The task: Copy every line that holds "matplotlib".

Information shown:

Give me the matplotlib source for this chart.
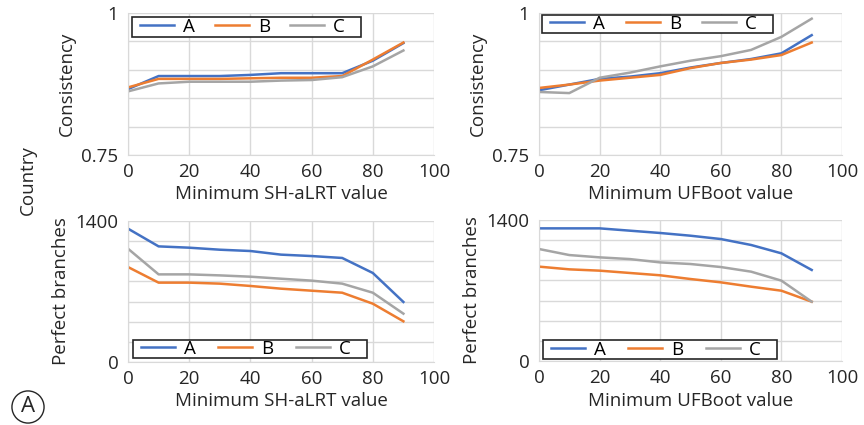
import matplotlib.pyplot as plt
from matplotlib.patches import Rectangle

plt.rcParams['font.family'] = ['Open Sans', 'DejaVu Sans']

# Minimum support thresholds
thresholds = [0, 10, 20, 30, 40, 50, 60, 70, 80, 90]

# Consistency vs minimum SH-aLRT
cons_sh_a = [0.866, 0.889, 0.889, 0.889, 0.891, 0.894, 0.894, 0.894, 0.916, 0.947]
cons_sh_b = [0.869, 0.884, 0.884, 0.884, 0.885, 0.886, 0.886, 0.889, 0.918, 0.948]
cons_sh_c = [0.862, 0.876, 0.879, 0.879, 0.879, 0.881, 0.882, 0.887, 0.906, 0.934]

# Consistency vs minimum UFBoot
cons_uf_a = [0.864, 0.874, 0.884, 0.888, 0.894, 0.904, 0.912, 0.919, 0.929, 0.961]
cons_uf_b = [0.868, 0.874, 0.881, 0.886, 0.891, 0.903, 0.912, 0.918, 0.926, 0.948]
cons_uf_c = [0.861, 0.859, 0.886, 0.895, 0.906, 0.916, 0.924, 0.935, 0.958, 0.990]

# Perfect branches vs minimum SH-aLRT
perf_sh_a = [1324, 1148, 1135, 1115, 1102, 1066, 1052, 1033, 884, 596]
perf_sh_b = [943, 788, 788, 778, 755, 728, 708, 688, 579, 404]
perf_sh_c = [1125, 870, 870, 860, 847, 827, 808, 778, 688, 480]

# Perfect branches vs minimum UFBoot
perf_uf_a = [1317, 1317, 1317, 1294, 1271, 1244, 1211, 1152, 1069, 904]
perf_uf_b = [937, 910, 897, 874, 851, 814, 781, 738, 698, 589]
perf_uf_c = [1112, 1052, 1029, 1012, 979, 963, 933, 887, 798, 589]

labels = ['A', 'B', 'C']
colors = ['#4472C4', '#ED7D31', '#A5A5A5']

fig = plt.figure(figsize=(8.64, 4.25), dpi=100)
W, H = 864, 425


def make_ax(l, r, t, b):
    return fig.add_axes([l / W, 1 - b / H, (r - l) / W, (b - t) / H])


ax_tl = make_ax(128, 434, 13, 155)
ax_tr = make_ax(539, 842, 13, 155)
ax_bl = make_ax(128, 434, 221, 362)
ax_br = make_ax(539, 842, 220, 361)

panels = [
    (ax_tl, [cons_sh_a, cons_sh_b, cons_sh_c], 'Minimum SH-aLRT value', 'Consistency'),
    (ax_tr, [cons_uf_a, cons_uf_b, cons_uf_c], 'Minimum UFBoot value', 'Consistency'),
    (ax_bl, [perf_sh_a, perf_sh_b, perf_sh_c], 'Minimum SH-aLRT value', 'Perfect branches'),
    (ax_br, [perf_uf_a, perf_uf_b, perf_uf_c], 'Minimum UFBoot value', 'Perfect branches'),
]

fs = 13.5
for i, (ax, series, xlab, ylab) in enumerate(panels):
    for s, lab, c in zip(series, labels, colors):
        ax.plot(thresholds, s, color=c, linewidth=1.8, label=lab)
    ax.set_xlim(0, 100)
    ax.set_xticks([0, 20, 40, 60, 80, 100])
    if i < 2:
        ax.set_ylim(0.75, 1)
        ax.set_yticks([0.75, 1])
        ax.set_yticklabels(['0.75', '1'])
        ax.set_yticks([0.8, 0.85, 0.9, 0.95], minor=True)
    else:
        ax.set_ylim(0, 1400)
        ax.set_yticks([0, 1400])
        ax.set_yticks([200, 400, 600, 800, 1000, 1200], minor=True)
    ax.grid(True, which='both', color='#d9d9d9', linewidth=1)
    ax.set_axisbelow(True)
    for sp in ['top', 'right']:
        ax.spines[sp].set_visible(False)
    for sp in ['left', 'bottom']:
        ax.spines[sp].set_color('#d9d9d9')
    ax.tick_params(which='both', length=0, labelsize=fs, colors='#262626')
    ax.tick_params(axis='x', pad=6)
    ax.tick_params(axis='y', pad=7)
    ax.set_xlabel(xlab, fontsize=fs, color='#262626', labelpad=3)
    ax.set_ylabel(ylab, fontsize=fs, color='#262626', labelpad=4)

# legend boxes in axes fraction: x0, y0, x1, y1
leg_boxes = {
    ax_tl: (0.013, 0.831, 0.761, 0.972),
    ax_tr: (0.010, 0.859, 0.772, 0.986),
    ax_bl: (0.016, 0.028, 0.781, 0.156),
    ax_br: (0.013, 0.014, 0.785, 0.149),
}
for ax, (x0, y0, x1, y1) in leg_boxes.items():
    ax_w = ax.bbox.width
    inset_l = 8 / ax_w
    inset_r = 16 / ax_w
    ax.add_patch(Rectangle((x0, y0), x1 - x0, y1 - y0, transform=ax.transAxes,
                           facecolor='white', edgecolor='#262626', linewidth=1.2,
                           zorder=4, clip_on=False))
    leg = ax.legend(loc='center left',
                    bbox_to_anchor=(x0 + inset_l, y0, (x1 - x0) - inset_l - inset_r, y1 - y0),
                    mode='expand', ncol=3, fontsize=fs, frameon=False,
                    borderaxespad=0, borderpad=0.0, handlelength=1.8,
                    handletextpad=0.5, columnspacing=0.8, labelspacing=0)
    leg.set_zorder(5)

fig.text(28 / W, 1 - 180 / H, 'Country', rotation=90, fontsize=fs,
         color='#262626', ha='center', va='center')
fig.text(28 / W, 1 - 407 / H, 'A', fontsize=16, color='#262626', ha='center', va='center',
         bbox=dict(boxstyle='circle,pad=0.25', fc='white', ec='#262626', lw=1))

fig.savefig('out.png', dpi=100)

Complete response:
Give me the matplotlib source for this chart.
import matplotlib.pyplot as plt
from matplotlib.patches import Rectangle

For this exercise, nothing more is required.